Show the math on three budget scenarios. Prepare a simple table showing your fee at three budget levels. A couple with a $40,000 budget sees that 15% means $6,000 for six to twelve months of professional coordination. Context makes the number feel reasonable.
Address the comparison to flat fees. Some couples will ask why you do not charge a flat fee. Explain that percentage pricing aligns your incentive with theirs: you benefit when the wedding is well-executed at its intended scale, not when costs spiral. You both want the budget to work.
Managing client conversations and tracking every budget line item is simpler when your tools match your workflow. Abastio centralizes contractor management, budget tracking, and event coordination so you spend less time on administration and more time delivering the wedding your clients envisioned. See how the pricing plans fit different business sizes.
Frequently Asked Questions
What is the standard wedding planner commission rate?
The standard rate ranges from 10% to 20% of the total wedding budget. Full-service planners most commonly charge 15-18%. Partial planners charge 10-15%, and day-of coordinators typically charge a flat fee of $1,500 to $3,500 or 5-10% of the budget. Your market, experience, and service scope determine where you fall within these ranges.
Do wedding planners charge commission on top of vendor costs?
The planning commission is calculated as a percentage of the total wedding budget, which includes vendor costs. You do not add the commission on top of each individual vendor invoice. If the total budget is $60,000 and your rate is 15%, your fee is $9,000 regardless of how that $60,000 breaks down across vendors.
Should wedding planners accept vendor referral commissions?
Vendor referral commissions are common and legal, but they must be disclosed to clients. The standard referral fee is 5-15% of the vendor's contract value. Whether you accept, decline, or pass the savings to the client is a business decision, but transparency is non-negotiable. Put your commission policy in your client contract.
How do I raise my wedding planner commission rate?
Raise your rate for new clients, not existing ones in mid-planning. Most planners increase by 1-2 percentage points per year as their portfolio, vendor network, and reputation grow. Justify the increase with concrete additions to your service: more vendor options, post-wedding vendor review calls, or expanded day-of staffing. Announce the new rate on your website and in initial consultations.

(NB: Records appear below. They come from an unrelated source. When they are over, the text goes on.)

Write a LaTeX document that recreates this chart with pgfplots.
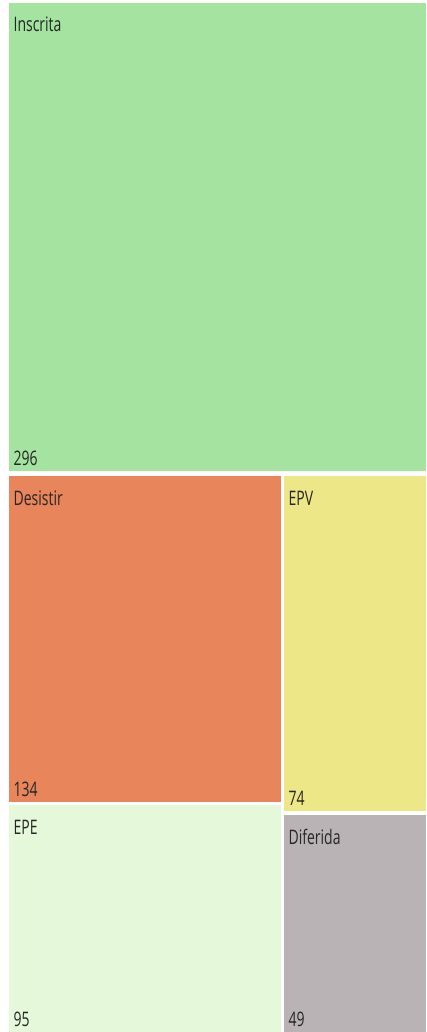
\documentclass[border=0pt]{standalone}
\usepackage{pgfplots}
\pgfplotsset{compat=1.18}
\usepackage{fontspec}
\setmainfont{Open Sans}

\definecolor{cInscrita}{HTML}{A4E4A0}
\definecolor{cDesistir}{HTML}{E8855B}
\definecolor{cEPV}{HTML}{EDE787}
\definecolor{cEPE}{HTML}{E5F8DA}
\definecolor{cDiferida}{HTML}{BAB3B6}
\definecolor{txt}{HTML}{262626}

% tile: x0, x1, y0, y1, colour, name, value
\newcommand\tile[7]{%
  \addplot[fill=#5, draw=none] coordinates {(#1,#3) (#2,#3) (#2,#4) (#1,#4)} --cycle;
  \node[anchor=base west, inner sep=0pt, xscale=0.7, text=txt,
        font=\fontsize{20}{24}\selectfont] at (axis cs:#1+4.5,#3+29) {#6};
  \node[anchor=base west, inner sep=0pt, xscale=0.7, text=txt,
        font=\fontsize{20}{24}\selectfont] at (axis cs:#1+4.5,#4-6) {#7};
}

\begin{document}
\begin{tikzpicture}
\begin{axis}[
    width=426pt, height=1032pt,
    scale only axis,
    xmin=0, xmax=426,
    ymin=0, ymax=1032,
    y dir=reverse,
    hide axis,
    clip=false,
]
  % white canvas, so that the margins stay
  \addplot[fill=white, draw=none] coordinates {(0,0) (426,0) (426,1032) (0,1032)} --cycle;
  \tile{9}{426}{3}{471}{cInscrita}{Inscrita}{296}
  \tile{9}{281}{476}{802}{cDesistir}{Desistir}{134}
  \tile{284}{426}{476}{811}{cEPV}{EPV}{74}
  \tile{9}{281}{805}{1032}{cEPE}{EPE}{95}
  \tile{284}{426}{815}{1032}{cDiferida}{Diferida}{49}
\end{axis}
\end{tikzpicture}
\end{document}
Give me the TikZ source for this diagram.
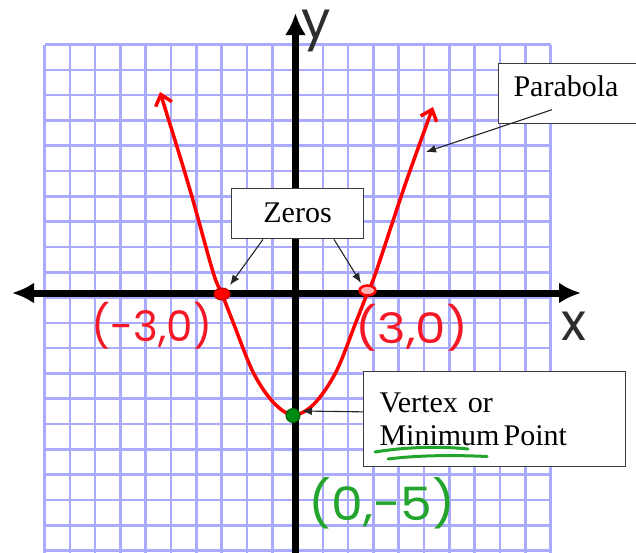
\documentclass[tikz,border=0pt]{standalone}
\usepackage{fontspec}
\usepackage{graphicx}
\setmainfont{Liberation Serif}
\newfontfamily\handfont{Poppins}
\usetikzlibrary{arrows.meta,shapes.geometric}
\definecolor{gridblue}{RGB}{170,170,255}
\definecolor{curvered}{RGB}{255,0,0}
\definecolor{labelred}{RGB}{245,25,40}
\definecolor{labelgreen}{RGB}{35,165,45}
\definecolor{dotgreen}{RGB}{0,140,20}
\definecolor{handgray}{RGB}{45,45,45}
\definecolor{boxline}{RGB}{60,60,60}
\tikzset{
  axistip/.tip={Latex[length=22pt,width=21pt]},
  curvetip/.tip={Straight Barb[length=10pt,width=17pt]}
}
\begin{document}
\begin{tikzpicture}[x=1pt,y=-1pt,
  gridline/.style={draw=gridblue, line width=2.6pt},
  axisline/.style={draw=black, line width=7pt},
  callout/.style={draw=boxline, line width=1.1pt, fill=white, inner ysep=0pt,
    font=\fontsize{30}{33.3}\selectfont},
  pointer/.style={draw=black!85, line width=1.1pt, -{Latex[length=10pt,width=8pt]}},
  handred/.style={text=labelred, inner sep=0pt, font=\handfont\fontsize{42}{42}\selectfont},
  handgreen/.style={text=labelgreen, inner sep=0pt, font=\handfont\fontsize{46}{46}\selectfont},
  handaxis/.style={text=handgray, inner sep=0pt, font=\handfont\fontsize{52}{52}\selectfont},
  underl/.style={draw=labelgreen, line width=3pt, line cap=round}
]
\useasboundingbox (0,0) rectangle (636,552);
\clip (0,0) rectangle (636,552);
\fill[white] (0,0) rectangle (636,552);

% grid
\foreach \k in {0,...,20} {
  \draw[gridline] ({44.5+25.3*\k},44.5) -- ({44.5+25.3*\k},560);
  \draw[gridline] (44.5,{44.5+25.3*\k}) -- (550.5,{44.5+25.3*\k});
}

% axes
\coordinate (xl) at (12,293);
\coordinate (xr) at (581,293);
\coordinate (yt) at (295.5,13);
\coordinate (yb) at (295.5,560);
\draw[axisline, axistip-axistip] (xl) -- (xr);
\draw[axisline, -axistip] (yb) -- (yt);

% parabola
\draw[curvered, line width=3.5pt, curvetip-curvetip]
  plot[smooth, tension=0.55] coordinates {
    (160,92) (190,190) (213,272) (222,294) (233,322) (253,372) (273,402) (293,415)
    (314,404) (336,372) (356,322) (367,294) (376,272) (405,185) (433,107)};

% points
\node[ellipse, fill=red, draw=red!75!black, line width=1pt, minimum width=16pt, minimum height=12pt, inner sep=0pt] (zl) at (222,294) {};
\node[ellipse, fill=red!30, draw=red, line width=2.5pt, minimum width=16pt, minimum height=10pt, inner sep=0pt] (zr) at (367.5,290.5) {};
\node[circle, fill=dotgreen, draw=green!35!black, line width=1pt, minimum size=14pt, inner sep=0pt] (vx) at (293,415.5) {};

% callouts
\node[callout, anchor=north west, minimum width=132pt, text height=33.4pt, text depth=16.6pt] (zeros) at (231,188.3) {Zeros};
\node[callout, anchor=north west, inner xsep=15pt, text width=140pt, align=left, text height=33.7pt, text depth=26.3pt] (parab) at (498,62.7) {Parabola};
\node[callout, anchor=north west, inner xsep=16pt, text width=230pt, align=left, minimum height=95pt] (vertex) at (363,371.3) {Vertex or\\Minimum\hspace{4pt}Point};

% pointers
\coordinate (zltip) at (230,285);
\coordinate (zrtip) at (361,283);
\coordinate (ptip) at (426,152);
\coordinate (vtip) at (302,411);
\draw[pointer] ([xshift=32pt]zeros.south west) -- (zltip);
\draw[pointer] ([xshift=103pt]zeros.south west) -- (zrtip);
\draw[pointer] ([xshift=54pt,yshift=-47pt]parab.north west) -- (ptip);
\draw[pointer] ([yshift=7.5pt]vertex.west) -- (vtip);

% green underline
\draw[underl] (375,452) .. controls (405,447) and (440,446) .. (468,449);
\draw[underl] (388,459) .. controls (420,455) and (455,455) .. (487,456.5);

% handwritten labels
\node[handred] (lm3) at (152,326) {(-3,0)};
\node[handred] (l3) at (412,328) {\scalebox{1.15}[1]{(3,0)}};
\node[handgreen] (l05) at (382,503) {\scalebox{1.1}[1]{(0,-5)}};
\node[handaxis] (ylab) at (316,31) {y};
\node[handaxis] (xlab) at (574,326) {x};
\end{tikzpicture}
\end{document}
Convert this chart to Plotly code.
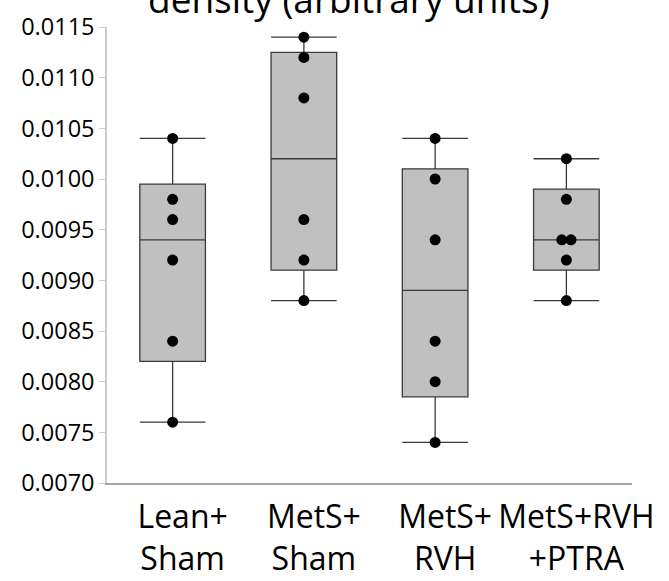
import numpy as np
import plotly.graph_objects as go

# ---- data ----
categories = ["Lean+<br>Sham", "MetS+<br>Sham", "MetS+<br>RVH", "MetS+RVH<br>+PTRA"]
lean_sham = [0.0104, 0.0098, 0.0096, 0.0092, 0.0084, 0.0076]
mets_sham = [0.0114, 0.0112, 0.0108, 0.0096, 0.0092, 0.0088]
mets_rvh = [0.0104, 0.0100, 0.0094, 0.0084, 0.0080, 0.0074]
mets_rvh_ptra = [0.0102, 0.0098, 0.0094, 0.0094, 0.0092, 0.0088]
title_text = "density (arbitrary units)"

groups = [lean_sham, mets_sham, mets_rvh, mets_rvh_ptra]

fig = go.Figure()

box_fill = "#C0C0C0"
line_col = "#3a3a3a"

for i, vals in enumerate(groups):
    v = np.array(vals)
    q1, med, q3 = np.percentile(v, [25, 50, 75], method="weibull")
    fig.add_trace(go.Box(
        x=[i], q1=[q1], median=[med], q3=[q3],
        lowerfence=[v.min()], upperfence=[v.max()],
        width=0.5, whiskerwidth=1,
        fillcolor=box_fill,
        line=dict(color=line_col, width=1.3),
        boxpoints=False, showlegend=False, hoverinfo="skip",
    ))

# points, dodging duplicated values side by side
for i, vals in enumerate(groups):
    xs, ys = [], []
    uniq = {}
    for val in vals:
        uniq.setdefault(val, 0)
        uniq[val] += 1
    for val, cnt in uniq.items():
        offs = (np.arange(cnt) - (cnt - 1) / 2) * 0.07
        for o in offs:
            xs.append(i + o)
            ys.append(val)
    fig.add_trace(go.Scatter(
        x=xs, y=ys, mode="markers",
        marker=dict(color="black", size=11),
        showlegend=False, hoverinfo="skip", cliponaxis=False,
    ))

fig.add_annotation(
    text=title_text, xref="paper", yref="paper",
    x=0.461, y=1.003, xanchor="center", yanchor="bottom",
    showarrow=False, font=dict(family="Open Sans", size=37, color="black"),
)

fig.update_layout(
    width=669, height=581,
    margin=dict(l=107, r=37, t=26.5, b=97.7),
    paper_bgcolor="white", plot_bgcolor="white",
    font=dict(family="Open Sans", color="black"),
    xaxis=dict(
        range=[-0.5, 3.5], tickmode="array",
        tickvals=list(range(len(categories))), ticktext=categories,
        showgrid=False, zeroline=False, showline=True,
        linecolor="#a6a6a6", linewidth=1.5, ticks="",
        tickfont=dict(size=32, family="Open Sans"),
        ticklabelstandoff=5, ticklabelshift=10, automargin=False,
    ),
    yaxis=dict(
        range=[0.0070, 0.0115], dtick=0.0005, tick0=0.0070,
        tickformat=".4f", showgrid=False, zeroline=False,
        showline=True, linecolor="#cccccc", linewidth=1.5,
        ticks="outside", ticklen=6, tickcolor="#cccccc", tickwidth=1,
        tickfont=dict(size=23.5, family="Open Sans"), automargin=False,
    ),
)

fig.write_html("out.html")
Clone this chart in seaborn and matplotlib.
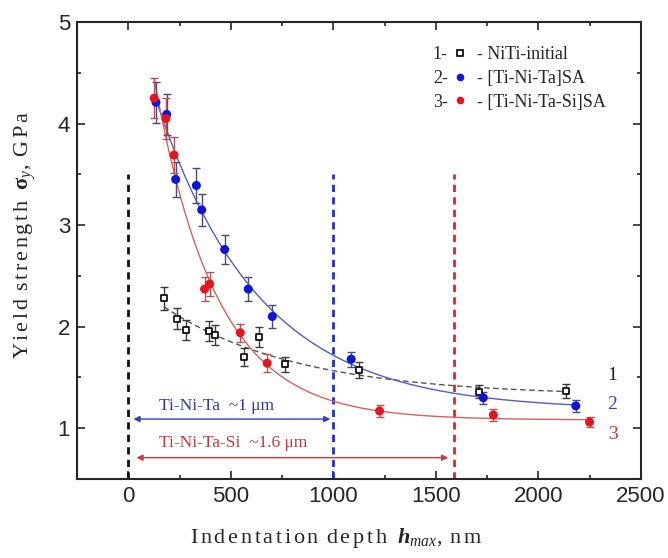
import numpy as np
import pandas as pd
import matplotlib
matplotlib.use("Agg")
import matplotlib.pyplot as plt
from matplotlib.lines import Line2D
from matplotlib.ticker import MultipleLocator
import seaborn as sns

# --- data ---
niti_depth = [174, 239, 283, 393, 424, 563, 637, 766, 1125, 1710, 2134]
niti_sigma = [2.28, 2.08, 1.97, 1.96, 1.92, 1.70, 1.90, 1.63, 1.57, 1.36, 1.37]
niti_err = [0.115, 0.10, 0.10, 0.10, 0.10, 0.09, 0.10, 0.075, 0.08, 0.065, 0.07]

ta_depth = [135, 187, 231, 332, 358, 470, 585, 702, 1087, 1731, 2182]
ta_sigma = [4.21, 4.09, 3.45, 3.39, 3.15, 2.76, 2.37, 2.10, 1.68, 1.30, 1.22]
ta_err = [0.20, 0.20, 0.17, 0.17, 0.16, 0.14, 0.12, 0.11, 0.075, 0.06, 0.06]

tasi_depth = [126, 184, 223, 372, 397, 546, 677, 1225, 1780, 2249]
tasi_sigma = [4.25, 4.05, 3.69, 2.37, 2.42, 1.94, 1.64, 1.17, 1.13, 1.06]
tasi_err = [0.20, 0.20, 0.18, 0.12, 0.12, 0.09, 0.09, 0.06, 0.06, 0.05]

# critical depths (nm) and their arrow spans
limit_depths = [0, 1000, 1590]
ta_span = (25, 985)
tasi_span = (40, 1560)

legend_names = ["NiTi-initial", "[Ti-Ni-Ta]SA", "[Ti-Ni-Ta-Si]SA"]

SERIF = ["Liberation Serif", "DejaVu Serif"]
SANS = ["Liberation Sans", "DejaVu Sans"]


def exp_decay_fit(x, y):
    """Least-squares fit y = y0 + a*exp(-x/tau), grid over tau."""
    x = np.asarray(x, float)
    y = np.asarray(y, float)
    best = None
    for tau in np.linspace(50, 3000, 600):
        basis = np.column_stack([np.ones_like(x), np.exp(-x / tau)])
        coef, *_ = np.linalg.lstsq(basis, y, rcond=None)
        res = np.sum((basis @ coef - y) ** 2)
        if best is None or res < best[0]:
            best = (res, tau, coef)
    _, tau, (y0, a) = best
    xs = np.linspace(x.min(), x.max(), 300)
    return pd.DataFrame({"x": xs, "y": y0 + a * np.exp(-xs / tau)})


def tracked(text):
    """Roman mathtext with thin spaces between letters (letter-spaced look)."""
    words = [r"\,".join(w) for w in text.split(" ")]
    return r"\mathrm{" + r"\ \,".join(words) + "}"


sns.set_style("ticks")
plt.rcParams["font.family"] = SANS
plt.rcParams["mathtext.fontset"] = "custom"
plt.rcParams["mathtext.rm"] = "Liberation Serif"
plt.rcParams["mathtext.it"] = "Liberation Serif:italic"
plt.rcParams["mathtext.bf"] = "Liberation Serif:bold"
plt.rcParams["mathtext.bfit"] = "Liberation Serif:bold:italic"

fig = plt.figure(figsize=(6.68, 5.58), dpi=100)
ax = fig.add_axes([0.1153, 0.1416, 0.8443, 0.8190])

series = [
    # depth, sigma, err, err color, fit color, fit dashes
    (niti_depth, niti_sigma, niti_err, "#3a3a3a", "#555555", (4, 2.5)),
    (ta_depth, ta_sigma, ta_err, "#4a4a7c", "#4f5fc4", ""),
    (tasi_depth, tasi_sigma, tasi_err, "#b65252", "#d6625c", ""),
]

for depth, sigma, err, ecol, fcol, dash in series:
    fit = exp_decay_fit(depth, sigma)
    sns.lineplot(data=fit, x="x", y="y", ax=ax, color=fcol, lw=1.0,
                 estimator=None, sort=False, zorder=2)
    if dash:
        ax.lines[-1].set_dashes(dash)
    ax.errorbar(depth, sigma, yerr=err, fmt="none", ecolor=ecol,
                elinewidth=1.0, capsize=3.2, capthick=1.0, zorder=3)

sns.scatterplot(x=niti_depth, y=niti_sigma, ax=ax, marker="s", s=22,
                facecolor="white", edgecolor="black", linewidth=1.2, zorder=4)
sns.scatterplot(x=ta_depth, y=ta_sigma, ax=ax, marker="o", s=42,
                color="#0b16d9", edgecolor="none", zorder=4)
sns.scatterplot(x=tasi_depth, y=tasi_sigma, ax=ax, marker="o", s=42,
                color="#e4161d", edgecolor="none", zorder=4)

# vertical dashed limits
for xv, c in zip(limit_depths, ["#111111", "#1f2fd0", "#e3222b"]):
    ax.vlines(xv, 0.5, 3.5, colors=c, lw=2.0, linestyles=(0, (2.6, 1.9)), zorder=1)

# double arrows + labels
ax.annotate("", xy=(ta_span[1], 1.09), xytext=(ta_span[0], 1.09),
            arrowprops=dict(arrowstyle="<|-|>", color="#2f40b8", lw=1.0,
                            mutation_scale=9, shrinkA=0, shrinkB=0))
ax.annotate("", xy=(tasi_span[1], 0.71), xytext=(tasi_span[0], 0.71),
            arrowprops=dict(arrowstyle="<|-|>", color="#d4343a", lw=1.0,
                            mutation_scale=9, shrinkA=0, shrinkB=0))
ax.text(150, 1.22, "Ti-Ni-Ta  ~1 μm", color="#2b3c9e", fontsize=12.5,
        family=SERIF, va="center", ha="left")
ax.text(150, 0.85, "Ti-Ni-Ta-Si  ~1.6 μm", color="#c2393c", fontsize=12.5,
        family=SERIF, va="center", ha="left")

# curve numbers at the right
for yv, lab, c in [(1.52, "1", "#222222"), (1.23, "2", "#3444b4"), (0.94, "3", "#d23232")]:
    ax.text(2361, yv, lab, color=c, fontsize=14, family=SERIF, va="center", ha="center")

# legend: "1- □ - NiTi-initial" built from two side-by-side legends
handles = [
    Line2D([], [], ls="none", marker="s", ms=5, mfc="white", mec="black", mew=1.2),
    Line2D([], [], ls="none", marker="o", ms=5.5, mfc="#0b16d9", mec="none"),
    Line2D([], [], ls="none", marker="o", ms=5.5, mfc="#e4161d", mec="none"),
]
leg_kw = dict(frameon=False, loc="upper left", borderpad=0, labelspacing=0.38,
              prop={"family": SERIF, "size": 13})
leg_top = 0.967
leg_a = ax.legend(handles, ["1-", "2-", "3-"], markerfirst=False,
                  bbox_to_anchor=(0.615, leg_top), handlelength=0.8,
                  handletextpad=0.25, **leg_kw)
ax.add_artist(leg_a)
fig.canvas.draw()
bb = leg_a.get_window_extent()
x_right = ax.transAxes.inverted().transform((bb.x1, bb.y1))[0]
blank = [Line2D([], [], ls="none", marker="") for _ in legend_names]
ax.legend(blank, ["- " + n for n in legend_names], bbox_to_anchor=(x_right + 0.002, leg_top),
          handlelength=0, handletextpad=0, **leg_kw)

ax.set_xlim(-250, 2500)
ax.set_ylim(0.5, 5)
ax.xaxis.set_major_locator(MultipleLocator(500))
ax.xaxis.set_minor_locator(MultipleLocator(250))
ax.yaxis.set_major_locator(MultipleLocator(1))
ax.yaxis.set_minor_locator(MultipleLocator(0.5))
ax.tick_params(which="both", direction="in", top=True, right=True, width=1.2,
               labelsize=16, pad=5)
ax.tick_params(which="major", length=6)
ax.tick_params(which="minor", length=3)
for sp in ax.spines.values():
    sp.set_linewidth(1.5)
    sp.set_visible(True)

ax.set_xlabel("$" + tracked("Indentation depth") + r"\ \ \mathbfit{h}_{\mathit{max}}"
              + r"\mathrm{,}\ \," + tracked("nm") + "$", fontsize=16)
ax.set_ylabel("$" + tracked("Yield strength") + r"\ \ \mathbf{\sigma}_{\mathit{y}}"
              + r"\mathrm{,}\ \," + tracked("GPa") + "$", fontsize=16)
ax.xaxis.set_label_coords(0.46, -0.102)
ax.yaxis.set_label_coords(-0.07, 0.534)

fig.savefig("out.png", dpi=100)
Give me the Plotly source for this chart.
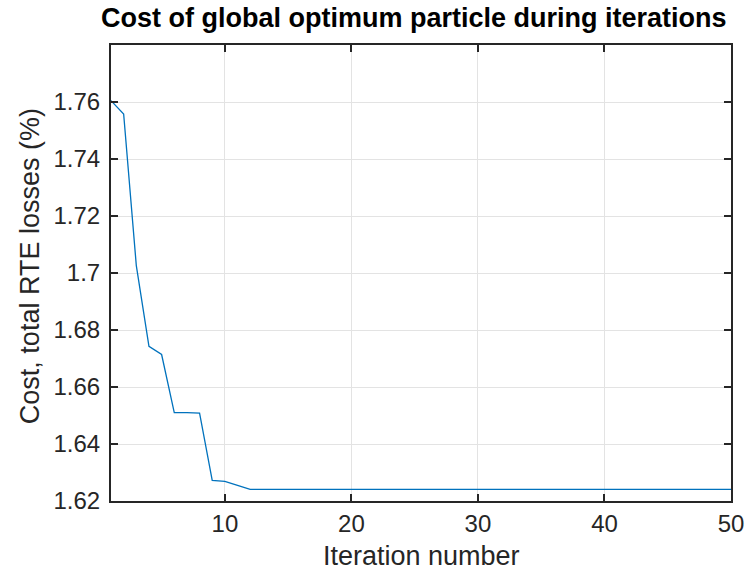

Is a flat fee or percentage better for wedding planners?
Percentage pricing works best for full-service planners handling weddings above $30,000, because the fee scales with complexity. Flat fees work better for day-of coordination and smaller weddings where the percentage would undervalue your time. Many planners use a hybrid: a base fee plus a reduced percentage, with a minimum fee clause to protect against budget cuts.